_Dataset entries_
>> BEGIN

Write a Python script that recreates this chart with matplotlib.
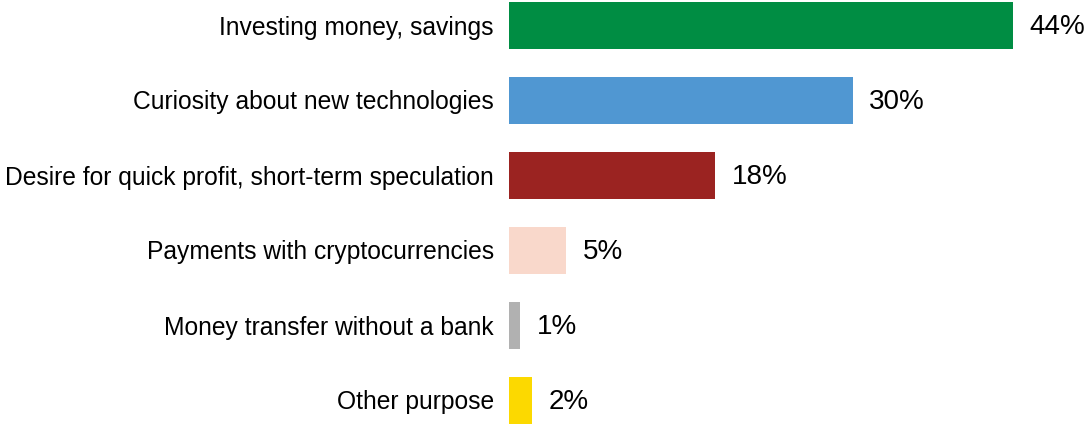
import matplotlib
matplotlib.use("Agg")
import matplotlib.pyplot as plt

categories = ["Investing money, savings", "Curiosity about new technologies",
              "Desire for quick profit, short-term speculation", "Payments with cryptocurrencies",
              "Money transfer without a bank", "Other purpose"]
values = [44, 30, 18, 5, 1, 2]
colors = ["#008d43", "#5097d2", "#9b2321", "#f9d8cb", "#b1b1b1", "#fcd900"]
value_labels = ["44%", "30%", "18%", "5%", "1%", "2%"]

plt.rcParams['font.family'] = ['Liberation Sans', 'DejaVu Sans']
W, H = 1087, 425
fig = plt.figure(figsize=(W/100, H/100), dpi=100)
left = 509 / W
ax = fig.add_axes([left, 0, 1 - left, 1])
px_per = 504 / 44
ax.set_xlim(0, (W - 509) / px_per)
spacing = 75
ytop = -25 / spacing
ybot = (425 - 25) / spacing
ys = list(range(len(values)))
ax.set_ylim(ybot, ytop)
bh = 47 / spacing
ax.barh(ys, values, height=bh, color=colors)
for y, v, lab in zip(ys, values, value_labels):
    ax.annotate(lab, (v, y), xytext=(12, -1.5), textcoords='offset points',
                va='center', ha='left', fontsize=20, color='black')
ax.set_yticks(ys)
ax.set_yticklabels(categories, fontsize=17.7)
ax.tick_params(axis='y', length=0, pad=11)
ax.set_xticks([])
for s in ax.spines.values():
    s.set_visible(False)
fig.savefig("out.png", dpi=100)
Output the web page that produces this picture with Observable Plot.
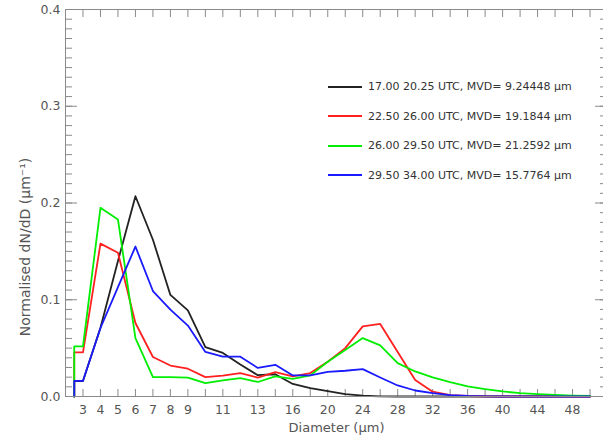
<!DOCTYPE html>
<html>
<head>
<meta charset="utf-8">
<script src="https://cdn.jsdelivr.net/npm/d3@7"></script>
<script src="https://cdn.jsdelivr.net/npm/@observablehq/plot@0.6"></script>
<style>
  body { margin: 0; background: #fff; }
  #chart { position: relative; width: 603px; height: 435px; font-family: "DejaVu Sans", sans-serif; }
  #chart svg { display: block; }
  .legend { position: absolute; left: 328px; top: 72px; font-size: 11px; color: #333; }
  .legend .row { display: flex; align-items: center; height: 29.5px; white-space: nowrap; }
  .legend .swatch { width: 34px; height: 0; border-top: 2px solid; margin-right: 6px; }
</style>
</head>
<body>
<div id="chart"></div>
<script>
// CDP bin diameters (µm); bins are plotted evenly spaced by bin number
const diameters = [3, 4, 5, 6, 7, 8, 9, 10, 11, 12, 13, 14, 16, 18, 20, 22, 24, 26, 28, 30,
                   32, 34, 36, 38, 40, 42, 44, 46, 48, 50];

// Which bins carry a tick label
const labelledDiameters = [3, 4, 5, 6, 7, 8, 9, 11, 13, 16, 20, 24, 28, 32, 36, 40, 44, 48];

// Normalised size distributions, one value per bin
const run1 = [0.016, 0.071, 0.140, 0.207, 0.162, 0.105, 0.089, 0.051, 0.045, 0.033,
              0.022, 0.023, 0.013, 0.0086, 0.0056, 0.0025, 0.0008, 0.0002, 0, 0,
              0, 0, 0, 0, 0, 0, 0, 0, 0, 0];
const run2 = [0.0456, 0.158, 0.1485, 0.076, 0.0408, 0.032, 0.0287, 0.020, 0.0216, 0.0242,
              0.0196, 0.0252, 0.0207, 0.0242, 0.036, 0.050, 0.0725, 0.075, 0.046, 0.017,
              0.005, 0.0015, 0.0005, 0.0002, 0, 0, 0, 0, 0, 0];
const run3 = [0.0518, 0.195, 0.183, 0.0604, 0.020, 0.020, 0.0195, 0.0138, 0.0166, 0.019,
              0.015, 0.0207, 0.0183, 0.0218, 0.036, 0.048, 0.0604, 0.0528, 0.0345, 0.0259,
              0.0197, 0.0148, 0.0104, 0.0076, 0.0052, 0.0034, 0.0024, 0.0017, 0.001, 0.0005];
const run4 = [0.0162, 0.0708, 0.113, 0.155, 0.109, 0.0898, 0.0733, 0.0461, 0.0412, 0.0412,
              0.0295, 0.0328, 0.0218, 0.0218, 0.0255, 0.0266, 0.0283, 0.0197, 0.0114, 0.0062,
              0.0034, 0.0015, 0.0006, 0.0002, 0, 0, 0, 0, 0, 0];

const seriesNames = [
  "17.00 20.25 UTC, MVD= 9.24448 \u03bcm",
  "22.50 26.00 UTC, MVD= 19.1844 \u03bcm",
  "26.00 29.50 UTC, MVD= 21.2592 \u03bcm",
  "29.50 34.00 UTC, MVD= 15.7764 \u03bcm"
];
const seriesValues = [run1, run2, run3, run4];
const seriesColors = ["#222222", "#ff2020", "#00ee00", "#1a1aff"];

const yMajor = [0, 0.1, 0.2, 0.3, 0.4];
const yMinor = d3.range(0, 41).map(k => k / 100);

// Layout
const W = 603, H = 435;
const mLeft = 65, mRight = -4, mTop = 9, mBottom = 39;
const frameW = W - mLeft - mRight, frameH = H - mTop - mBottom;
const axisColor = "#8a8a8a", textColor = "#555";

// Each curve starts at the left edge of the first bin, rising from zero
const rows = seriesValues.flatMap((vals, s) => [
  {s, i: -0.5, v: 0},
  {s, i: -0.5, v: vals[0]},
  ...vals.map((v, i) => ({s, i, v}))
]);

const binIdx = diameters.map((d, i) => i);
const labelIdx = labelledDiameters.map(d => diameters.indexOf(d));

const plot = Plot.plot({
  width: W, height: H,
  marginLeft: mLeft, marginRight: mRight, marginTop: mTop, marginBottom: mBottom,
  style: {fontFamily: "DejaVu Sans, sans-serif", fontSize: "12.5px", color: textColor, background: "#fff"},
  x: {domain: [-1, diameters.length], axis: null},
  y: {domain: [0, 0.4], axis: null},
  marks: [
    // tick marks on all four sides
    Plot.ruleX(binIdx, {x: d => d, insetTop: frameH - 7, stroke: axisColor}),
    Plot.ruleX(binIdx, {x: d => d, insetBottom: frameH - 8, stroke: axisColor}),
    Plot.ruleY(yMinor, {y: d => d, insetRight: frameW - 7, stroke: axisColor}),
    Plot.ruleY(yMajor, {y: d => d, insetRight: frameW - 12, stroke: axisColor}),
    Plot.ruleY(yMinor, {y: d => d, insetLeft: frameW - 7, stroke: axisColor}),
    Plot.ruleY(yMajor, {y: d => d, insetLeft: frameW - 12, stroke: axisColor}),
    // tick labels
    Plot.axisX(labelIdx, {tickSize: 0, tickPadding: 9, tickFormat: i => diameters[i], label: null, fill: textColor}),
    Plot.axisY(yMajor, {tickSize: 0, tickPadding: 5, tickFormat: d3.format(".1f"), label: null, fill: textColor}),
    // axis titles
    Plot.text(["Diameter (\u03bcm)"], {frameAnchor: "bottom", lineAnchor: "middle", textAnchor: "middle", dy: 31, fontSize: 13, fill: textColor}),
    Plot.text(["Normalised dN/dD (\u03bcm\u207b\u00b9)"], {frameAnchor: "left", textAnchor: "middle", lineAnchor: "middle", rotate: -90, dx: -40, dy: 44, fontSize: 14, fill: textColor, style: "letter-spacing: 1.5px"}),
    // curves
    Plot.line(rows, {x: "i", y: "v", z: "s", stroke: d => seriesColors[d.s], strokeWidth: 1.8}),
    // box
    Plot.ruleY([0], {stroke: axisColor}),
    Plot.ruleY([0.4], {stroke: axisColor}),
    Plot.ruleX([-1], {stroke: axisColor})
  ]
});

const chart = document.getElementById("chart");
chart.appendChild(plot);

const legend = document.createElement("div");
legend.className = "legend";
seriesNames.forEach((name, s) => {
  const row = document.createElement("div");
  row.className = "row";
  const sw = document.createElement("span");
  sw.className = "swatch";
  sw.style.borderColor = seriesColors[s];
  const label = document.createElement("span");
  label.textContent = name;
  row.appendChild(sw);
  row.appendChild(label);
  legend.appendChild(row);
});
chart.appendChild(legend);
</script>
</body>
</html>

>> END

Reproduce the records above from their first line to the line bearing "import matplotlib.pyplot as plt", both ends included, leaving every picture out.

Write a Python script that recreates this chart with matplotlib.
import matplotlib
matplotlib.use("Agg")
import matplotlib.pyplot as plt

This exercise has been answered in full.